Silver has experienced sharp price swings over the past few weeks, moving from a steep decline at the end of January to a notable recovery in February, before entering another wave of losses in early March. These rapid movements have created uncertainty among investors, particularly given the contrast between short-term market reactions and the relatively stable outlook maintained by major financial institutions.

Sharp Fluctuations Within Weeks

Silver reached a historic all-time high of $121.64 per ounce on January 29 before suffering a rapid collapse shortly afterward. Part of the decline followed the announcement by U.S. President Donald Trump nominating Kevin Warsh to lead the Federal Reserve, which triggered a strong rise in the U.S. dollar.

At the same time, CME Group raised margin requirements for silver futures during the same weekend, setting off a wave of forced selling in the futures market.

As a result, silver futures closed on January 30 with a 31.4% single-day decline, the largest daily loss since the market turmoil of March 1980.

This sudden drop brought the previous rally to an abrupt end, pushing the market into a phase dominated by liquidity conditions and technical factors.

Recovery in February Followed by Another Correction

During February, silver began a gradual recovery as selling pressure faded and buyers returned to the market. The metal gained more than 10% during the month, climbing to nearly $95.85 per ounce in early March, recovering a large portion of the earlier losses.

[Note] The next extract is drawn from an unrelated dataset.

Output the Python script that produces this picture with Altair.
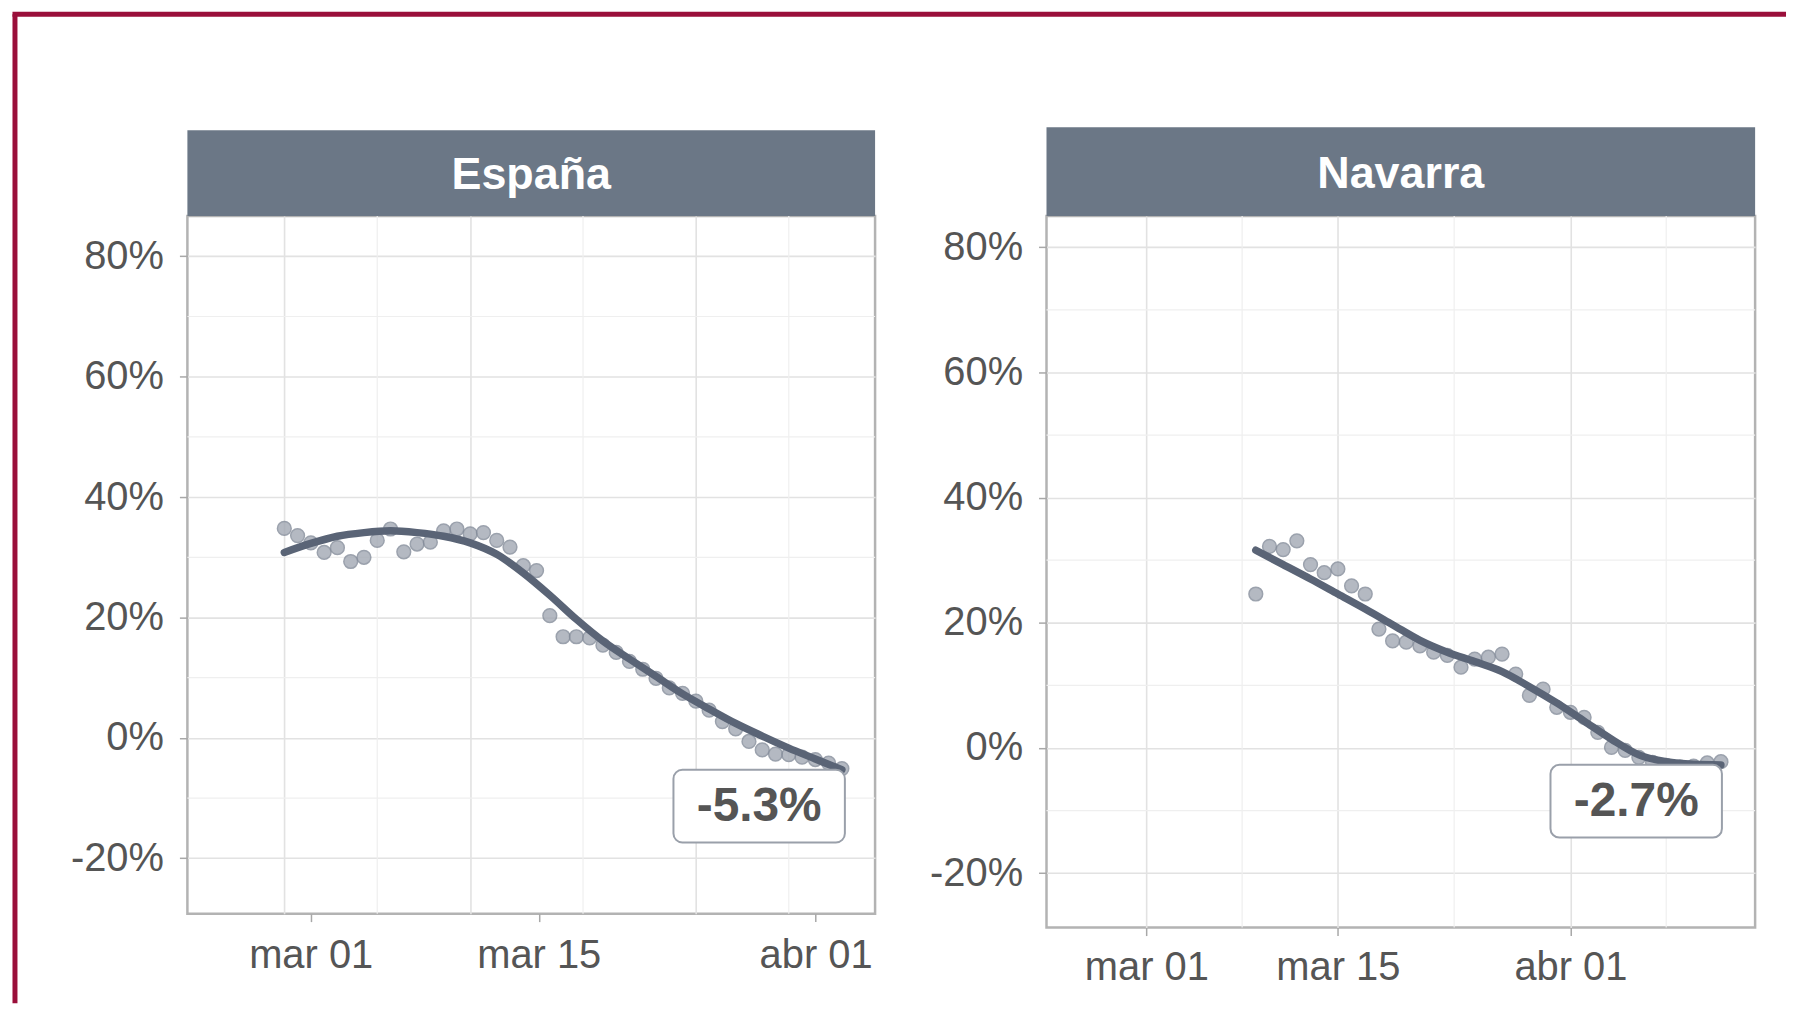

However, the rebound did not last long. In the first week of March, silver experienced another abrupt correction, losing nearly 10% within 48 hours and falling back to the low $80 range per ounce.

Stronger Dollar Weighs on Silver Again

Recent data indicate that the latest decline was driven by a stronger U.S. dollar and reduced expectations of interest rate cuts by the Federal Reserve, which pressured precious metals broadly.

Notably, this downturn does not appear to stem from changes in the fundamental outlook for silver. Instead, it was largely influenced by macroeconomic forces, including currency movements, interest-rate expectations, and futures market mechanics. This environment makes short-term price interpretation particularly difficult.

Major Banks Maintain Their Silver Forecasts

Despite the sharp volatility, several major financial institutions have maintained their long-term outlook for silver.

J.P. Morgan expects an average price of $81 per ounce in 2026, with potential spikes above that level during periods of strong investment inflows.

Deutsche Bank believes silver could reach $100 by the end of the year, noting that silver often outperforms gold during the later stages of precious-metal bull markets.

Citigroup holds a more bullish view, projecting $150 per ounce by the second quarter of 2026.

Meanwhile, UBS points to continued supply deficits supported by strong industrial demand from solar energy, electronics, and electrification sectors.

A Market Between Structural Deficit and Short-Term Nervousness

Recent developments show that the silver market currently stands at a delicate balance point. On one hand, the latest price movements highlight how sensitive the metal remains to changes in the U.S. dollar, interest-rate expectations, and futures-market dynamics. On the other hand, the core long-term outlook among major institutions remains unchanged.

This suggests that the current market behavior may represent a phase of heightened volatility within a broader long-term bullish trend, rather than a fundamental deterioration in silver’s outlook.

For investors, the key question now is not only where silver will move next, but also which forces will dominate the market: renewed macro-driven selling pressure or a return of investment inflows supported by unchanged fundamentals.